Fósseis desses pequenos aracnídeos datam do Carbonífero e o Cretáceo, isto é, quando a América do Sul e a África ainda estavam ligadas, milhões de anos atrás. Isso inclusive pode explicar sua distribuição atual: norte da América do Sul e uma porção da África. Por constituírem uma linhagem tão antiga, os ricinulídeos sobreviveram aos eventos de extinção em massa que ocorreram em nosso planeta. Fantástico, não?!

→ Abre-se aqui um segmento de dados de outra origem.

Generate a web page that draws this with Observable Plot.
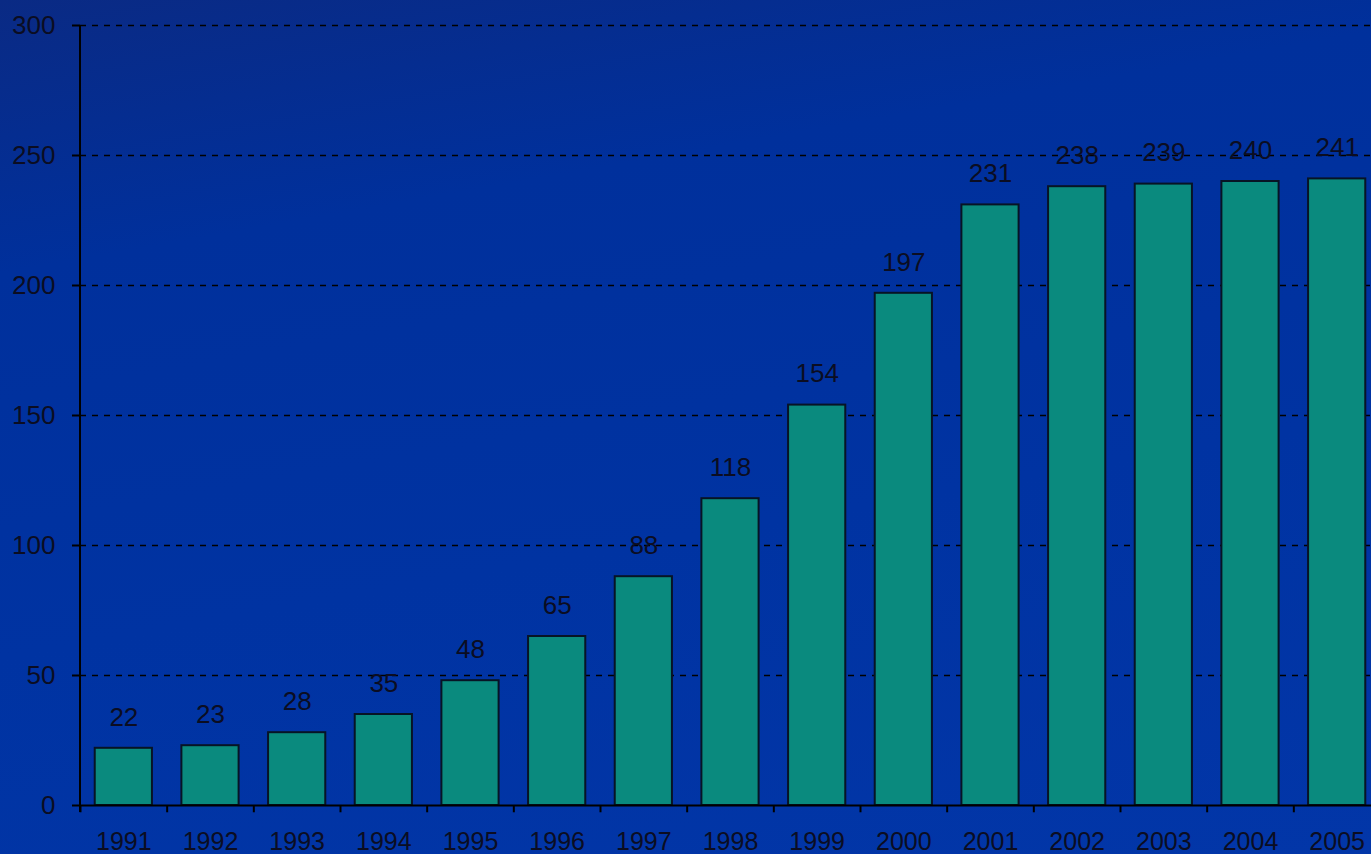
<!DOCTYPE html>
<html>
<head>
<meta charset="utf-8">
<script src="https://cdn.jsdelivr.net/npm/d3@7"></script>
<script src="https://cdn.jsdelivr.net/npm/@observablehq/plot@0.6"></script>
<style>
  html, body { margin: 0; padding: 0; overflow: hidden; }
  body {
    width: 1371px; height: 854px;
    background: linear-gradient(170deg, #0a2a84 0%, #00309c 25%, #0033a2 60%, #0236a8 100%);
  }
  #chart svg { display: block; background: transparent; }
</style>
</head>
<body>
<div id="chart"></div>
<script>
const years = ["1991","1992","1993","1994","1995","1996","1997","1998","1999","2000","2001","2002","2003","2004","2005"];
const values = [22, 23, 28, 35, 48, 65, 88, 118, 154, 197, 231, 238, 239, 240, 241];
const yTicks = [0, 50, 100, 150, 200, 250, 300];

const data = years.map((year, i) => ({year, value: values[i]}));

const step = 1300 / years.length;
const ink = "#0b0d22";

const chart = Plot.plot({
  width: 1371,
  height: 854,
  marginLeft: 80,
  marginTop: 25,
  marginBottom: 49,
  marginRight: 0,
  style: {background: "transparent", fontFamily: "'Liberation Sans', Arial, sans-serif", color: ink},
  x: {domain: years, range: [80, 1380], round: false, paddingInner: 0.34, paddingOuter: 0.17, label: null},
  y: {domain: [0, 300], ticks: yTicks, label: null},
  marks: [
    Plot.gridY(yTicks.filter(d => d > 0), {stroke: "#000", strokeOpacity: 1, strokeWidth: 1.6, strokeDasharray: "6,6"}),
    Plot.barY(data, {x: "year", y: "value", fill: "#0a8a7e", stroke: "#071425", strokeWidth: 2}),
    Plot.ruleX(years, {x: d => d, dx: -step / 2, y1: 0, y2: -2.8, stroke: "#000", strokeWidth: 2}),
    Plot.ruleY([0], {stroke: "#000", strokeWidth: 2}),
    Plot.axisY({ticks: yTicks, tickSize: 8, tickPadding: 17, fontSize: 26, stroke: "#000", strokeWidth: 2, fill: ink, label: null}),
    Plot.axisX({tickSize: 0, tickPadding: 27, fontSize: 25, fill: ink, label: null}),
    Plot.text(data, {x: "year", y: "value", text: d => String(d.value), dy: -31, fontSize: 26, fill: ink, lineAnchor: "middle"})
  ]
});

// vertical axis line
const svg = d3.select(chart);
svg.append("line")
  .attr("x1", 80).attr("x2", 80)
  .attr("y1", 25).attr("y2", 812)
  .attr("stroke", "#000").attr("stroke-width", 2);

document.getElementById("chart").appendChild(chart);
</script>
</body>
</html>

A história taxonômica dos Ricinulei é um tanto confusa, mas ainda assim interessante de abordarmos um pouco. O primeiro integrante desse grupo a ser descrito foi um fóssil, em 1837, pelo inglês William Buckland. Naquela época, acabou sendo classificado como um besouro. Mas não julguemos mal o nosso colega inglês, afinal o primeiro ricinulídeo vivo só foi descrito no ano seguinte (1838) pelo entomólogo francês Félix Guérin-Meneville. Ainda assim, o nome Ricinulei só foi estabelecido por Tamerlan Thorell em 1892. Por muito tempo, acreditou-se que esses animais fossem bastante raros, muito por causa de sua baixa amostragem em diversos inventários de fauna realizados. Entretanto, foram encontrados em certa abundância em um fragmento florestal em Belém (PA) com uma coleta direcionada. O que é, de fato, bem curioso. Talvez baste saber procurar dependendo da região.

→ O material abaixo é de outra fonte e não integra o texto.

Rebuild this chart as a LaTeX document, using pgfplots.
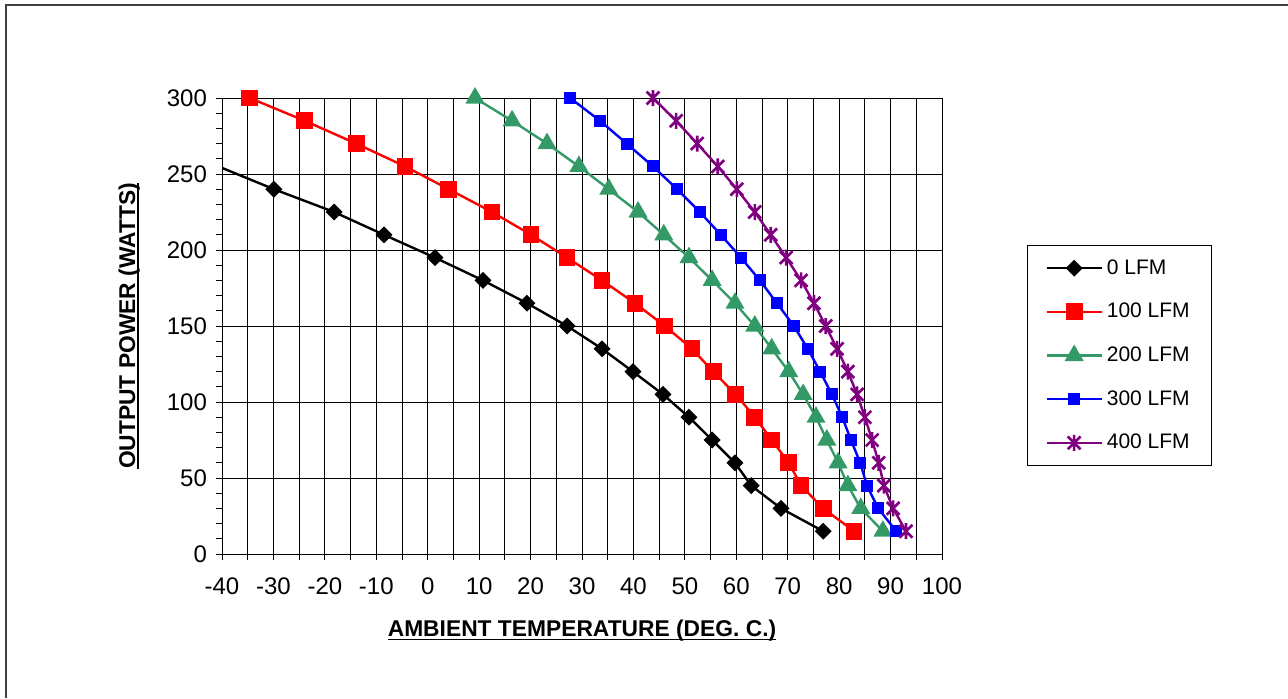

https://www.youtube.com/watch?v=fXXw_krF1fc
Encontrar um ricinulei vivo é um sonho para muitos aracnólogos ou amantes da área. Eu já tive essa oportunidade algumas vezes, o que associo com a vantagem de morar na Amazônia. Em um primeiro momento, a impressão que temos é que ricinulídeos são bichos letárgicos, o que geralmente não é esperado para um predador (veja aqui nesse vídeo em velocidade real feito pelo biológo e macrofotógrafo César Favacho), mas uns anos atrás acabei levando um “olé” a lá Ronaldinho Gaúcho de um pequeno machinho no laboratório. Eu literalmente pisquei e, de repente, o pequeno artrópode já havia sumido e nunca mais o encontrei: 1 x 0 para os Ricinulei. Em outra oportunidade, enquanto colaborava em um monitoramento de fauna em Juruti (PA), estávamos nos organizando para voltar da coleta noturna e, em dado momento, quando mirei a lanterna para o chão ao lado do carro, lá vinha uma “aranha estranha” (perdoem a minha miopia) caminhando apressada. Quando olhei mais de perto e reconheci do que se tratava, o brilho nos olhos foi instantâneo. Experiências que fazem qualquer amante dos artrópodes suspirar (e aqui empatamos o placar).

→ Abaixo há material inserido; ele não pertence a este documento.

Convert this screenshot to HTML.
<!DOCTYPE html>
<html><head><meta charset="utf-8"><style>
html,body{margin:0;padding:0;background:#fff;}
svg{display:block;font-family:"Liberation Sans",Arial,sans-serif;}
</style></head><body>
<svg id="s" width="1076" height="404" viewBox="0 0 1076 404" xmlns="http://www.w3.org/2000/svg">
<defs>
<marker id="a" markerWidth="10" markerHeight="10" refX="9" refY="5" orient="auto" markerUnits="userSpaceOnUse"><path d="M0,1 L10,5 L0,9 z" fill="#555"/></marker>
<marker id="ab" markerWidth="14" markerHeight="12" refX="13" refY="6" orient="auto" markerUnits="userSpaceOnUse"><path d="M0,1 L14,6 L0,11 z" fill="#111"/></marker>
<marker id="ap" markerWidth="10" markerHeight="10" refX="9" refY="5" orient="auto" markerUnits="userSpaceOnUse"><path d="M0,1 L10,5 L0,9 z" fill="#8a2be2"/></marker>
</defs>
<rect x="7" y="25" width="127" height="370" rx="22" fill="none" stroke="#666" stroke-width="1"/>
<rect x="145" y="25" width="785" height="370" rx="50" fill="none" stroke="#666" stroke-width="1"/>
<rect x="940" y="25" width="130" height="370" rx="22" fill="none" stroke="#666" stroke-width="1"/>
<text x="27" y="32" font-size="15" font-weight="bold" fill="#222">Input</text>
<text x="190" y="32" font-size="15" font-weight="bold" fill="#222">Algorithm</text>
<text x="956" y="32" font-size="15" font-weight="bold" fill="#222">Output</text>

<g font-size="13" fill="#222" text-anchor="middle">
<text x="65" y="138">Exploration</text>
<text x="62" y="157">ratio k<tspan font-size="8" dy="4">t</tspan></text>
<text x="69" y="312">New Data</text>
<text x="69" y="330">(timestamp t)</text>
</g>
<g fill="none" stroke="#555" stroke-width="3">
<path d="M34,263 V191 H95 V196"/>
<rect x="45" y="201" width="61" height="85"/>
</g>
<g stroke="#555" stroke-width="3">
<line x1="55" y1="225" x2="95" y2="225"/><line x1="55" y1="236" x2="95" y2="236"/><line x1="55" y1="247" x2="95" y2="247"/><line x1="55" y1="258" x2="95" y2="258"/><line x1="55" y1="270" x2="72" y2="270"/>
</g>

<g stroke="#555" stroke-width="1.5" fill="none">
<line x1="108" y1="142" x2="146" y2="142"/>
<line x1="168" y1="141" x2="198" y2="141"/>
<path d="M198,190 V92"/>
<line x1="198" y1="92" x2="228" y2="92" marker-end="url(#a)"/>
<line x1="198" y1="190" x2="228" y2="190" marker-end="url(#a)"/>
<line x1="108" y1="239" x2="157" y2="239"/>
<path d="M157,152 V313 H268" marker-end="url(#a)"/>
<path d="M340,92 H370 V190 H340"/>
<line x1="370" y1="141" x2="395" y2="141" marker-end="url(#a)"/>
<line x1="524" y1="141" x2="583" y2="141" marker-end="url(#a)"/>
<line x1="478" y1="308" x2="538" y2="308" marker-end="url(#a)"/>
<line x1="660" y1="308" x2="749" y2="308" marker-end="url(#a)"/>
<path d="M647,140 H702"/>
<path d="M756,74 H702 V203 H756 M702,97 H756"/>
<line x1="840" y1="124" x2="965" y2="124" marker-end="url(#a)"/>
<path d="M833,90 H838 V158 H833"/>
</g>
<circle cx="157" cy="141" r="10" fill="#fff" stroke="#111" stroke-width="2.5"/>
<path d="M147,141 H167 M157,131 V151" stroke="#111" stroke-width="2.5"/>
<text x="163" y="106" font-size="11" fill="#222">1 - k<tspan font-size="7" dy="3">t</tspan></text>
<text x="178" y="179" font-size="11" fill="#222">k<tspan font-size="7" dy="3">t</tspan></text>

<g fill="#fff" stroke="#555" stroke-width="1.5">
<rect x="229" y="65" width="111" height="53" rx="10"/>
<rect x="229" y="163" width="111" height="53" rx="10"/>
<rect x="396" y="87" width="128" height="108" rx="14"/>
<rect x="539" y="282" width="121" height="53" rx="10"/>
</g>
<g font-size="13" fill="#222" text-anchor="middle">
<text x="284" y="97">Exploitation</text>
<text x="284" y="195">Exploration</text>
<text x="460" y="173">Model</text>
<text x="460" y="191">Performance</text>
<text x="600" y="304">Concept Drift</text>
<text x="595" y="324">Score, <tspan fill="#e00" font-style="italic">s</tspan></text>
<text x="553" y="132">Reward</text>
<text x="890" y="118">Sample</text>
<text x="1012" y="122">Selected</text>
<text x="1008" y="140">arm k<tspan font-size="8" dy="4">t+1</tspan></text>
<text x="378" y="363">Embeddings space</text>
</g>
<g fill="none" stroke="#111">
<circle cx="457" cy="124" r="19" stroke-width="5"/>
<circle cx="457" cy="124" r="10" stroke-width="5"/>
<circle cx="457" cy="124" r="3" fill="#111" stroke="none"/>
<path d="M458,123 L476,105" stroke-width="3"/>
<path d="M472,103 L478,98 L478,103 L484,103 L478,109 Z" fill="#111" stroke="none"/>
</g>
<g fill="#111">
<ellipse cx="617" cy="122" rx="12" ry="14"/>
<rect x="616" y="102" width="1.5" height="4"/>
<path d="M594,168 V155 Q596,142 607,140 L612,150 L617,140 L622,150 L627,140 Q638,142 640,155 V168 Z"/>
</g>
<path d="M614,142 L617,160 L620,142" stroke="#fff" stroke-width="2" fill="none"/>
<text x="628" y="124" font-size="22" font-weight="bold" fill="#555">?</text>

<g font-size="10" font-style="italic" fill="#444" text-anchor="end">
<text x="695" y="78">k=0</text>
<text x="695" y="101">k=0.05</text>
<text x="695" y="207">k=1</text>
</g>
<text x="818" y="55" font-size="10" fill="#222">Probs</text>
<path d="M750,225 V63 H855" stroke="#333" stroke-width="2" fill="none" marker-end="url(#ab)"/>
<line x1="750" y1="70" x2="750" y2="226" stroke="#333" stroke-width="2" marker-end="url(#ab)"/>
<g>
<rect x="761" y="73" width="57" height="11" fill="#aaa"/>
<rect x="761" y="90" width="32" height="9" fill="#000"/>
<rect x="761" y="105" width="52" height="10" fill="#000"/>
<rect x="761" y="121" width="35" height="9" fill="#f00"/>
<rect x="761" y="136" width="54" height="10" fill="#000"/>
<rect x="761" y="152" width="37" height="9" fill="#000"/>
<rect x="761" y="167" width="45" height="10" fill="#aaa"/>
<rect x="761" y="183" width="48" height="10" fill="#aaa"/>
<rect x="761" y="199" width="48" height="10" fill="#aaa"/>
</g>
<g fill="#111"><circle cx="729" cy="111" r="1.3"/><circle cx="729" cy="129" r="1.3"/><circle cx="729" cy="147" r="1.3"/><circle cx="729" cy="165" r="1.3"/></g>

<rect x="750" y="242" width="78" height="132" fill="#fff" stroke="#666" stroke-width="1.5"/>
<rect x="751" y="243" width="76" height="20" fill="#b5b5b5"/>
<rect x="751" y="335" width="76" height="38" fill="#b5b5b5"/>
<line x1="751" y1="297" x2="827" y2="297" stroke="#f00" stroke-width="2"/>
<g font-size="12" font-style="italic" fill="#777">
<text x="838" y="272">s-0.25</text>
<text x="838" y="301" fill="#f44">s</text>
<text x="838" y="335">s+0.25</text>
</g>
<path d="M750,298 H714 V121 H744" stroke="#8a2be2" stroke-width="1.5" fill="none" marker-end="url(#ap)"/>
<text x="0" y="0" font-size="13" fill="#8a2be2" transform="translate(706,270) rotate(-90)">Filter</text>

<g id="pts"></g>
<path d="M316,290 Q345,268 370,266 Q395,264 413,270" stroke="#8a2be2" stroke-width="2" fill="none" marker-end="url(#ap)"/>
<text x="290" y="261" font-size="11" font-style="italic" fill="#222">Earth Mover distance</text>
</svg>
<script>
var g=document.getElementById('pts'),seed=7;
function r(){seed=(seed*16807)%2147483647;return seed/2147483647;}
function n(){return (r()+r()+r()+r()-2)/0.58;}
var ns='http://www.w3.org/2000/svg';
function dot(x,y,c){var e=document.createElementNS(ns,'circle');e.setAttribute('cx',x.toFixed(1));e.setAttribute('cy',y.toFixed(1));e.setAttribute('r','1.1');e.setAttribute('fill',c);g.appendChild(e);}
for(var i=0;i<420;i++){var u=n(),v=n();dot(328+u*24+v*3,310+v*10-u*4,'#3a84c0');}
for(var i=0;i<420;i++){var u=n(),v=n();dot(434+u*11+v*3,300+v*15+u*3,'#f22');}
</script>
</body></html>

Atualmente existem menos de uma centena de espécies descritas para esse grupo –negligenciado por tanto tempo – alocados em uma única família. Certamente, muitas informações ainda estão por serem descobertas acerca de seu comportamento, técnicas de predação, alimentação, cópula, espécies novas, fósseis, seu status de conservação etc. Ricinulídeos são animais fantásticos, particularmente incluídos no meu conceito de “fofofauna” dentre os artrópodes. Espero ter despertado um pouco de curiosidade em você, que está lendo este texto e que assim os ricinulídeos ganhem mais simpatia. Afinal, não fazem mal nenhum a nós, seres humanos.
Referências
– Barreiros, José & Pinto da Rocha, Ricardo & Bonaldo, Alexandre. (2005). Abundância e fenologia de Cryptocellus simonis Hansen & Sorensen, 1904 (Ricinulei, Arachnida) na serapilheira do Bosque Rodrigues Alves, Belém, Pará, Brasil, com a comparação de três técnicas de coleta. Biota Neotropica. 5. 1-9. 10.1590/S1676-06032005000200006.
– Fernández, Rosa & Giribet, Gonzalo. (2015). Unnoticed in the tropics: Phylogenomic resolution of the poorly known arachnid order Ricinulei (Arachnida). Royal Society Open Science. 2. 10.1098/rsos.150065.